A word about your latest prodigy, Agarkar?

I am thoroughly impressed with the way Ajit has performed in international cricket. He is an attacking bowler who concentrates on picking up wickets. He may not be as well built as Donald or Ambrose, but he is nippy and can surprise many batsmen with extra pace. He needs to work on his fitness though, and build muscles. Also, he must be handled with caution and not be overused, which which may result in a burnout or injury. He is a brilliant prospect for Indian cricket.

Do we need an international coach?

No, I see no real need for an international coach, we have enough talented, experienced former Test cricketers who are capable of bringing out the best in our players. The national coach, further, needs a longer run and more time to produce the deserved results. However, we do need a psychiatrist and fitness expert, who will help in improving attitudes of the players, also in improving our overall fitness, and our fielding standards.

Indian cricket is moving into the next millenium, and it seems unprepared. What is it we need to do?

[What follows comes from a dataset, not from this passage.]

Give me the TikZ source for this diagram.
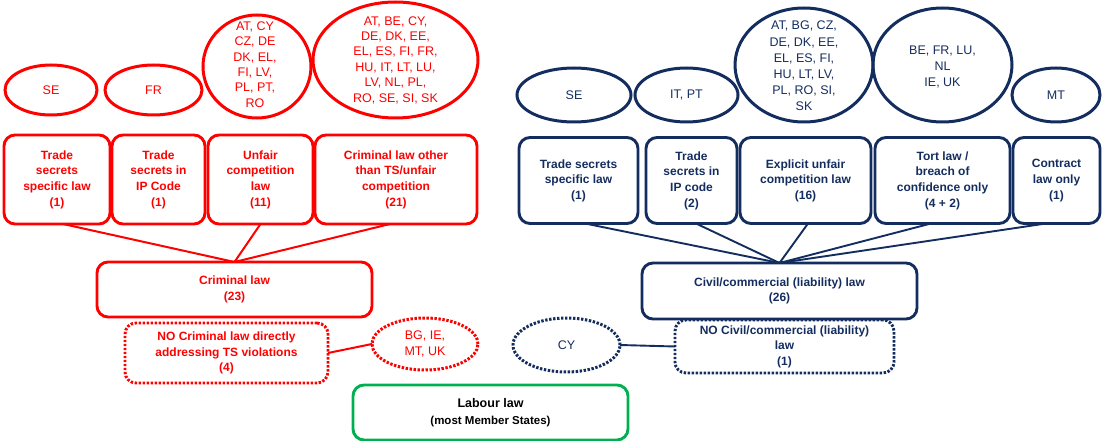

I think the Indian team suffers from a lack of the right attitude. It is easy to realise this when we see say the South Africans on the field, they are agile, professional, always raring to go, whereas we always seem to have our minds on other things, when we are fielding.

The South Africans may not be as gifted or talented as the Indians, but they make the best of what they possess, they play to the top of their ability, whereas we play at half throttle most of the time. It is this attitude we need to change, first.

As far as the World Cup is concerned, I think our team is shaping up well. Our batting has always been at the top of its form and we have a good line up of seam bowlers who will revel under English conditions. If we improve in fitness, and fielding standards, we will go a long way towards winning the World Cup.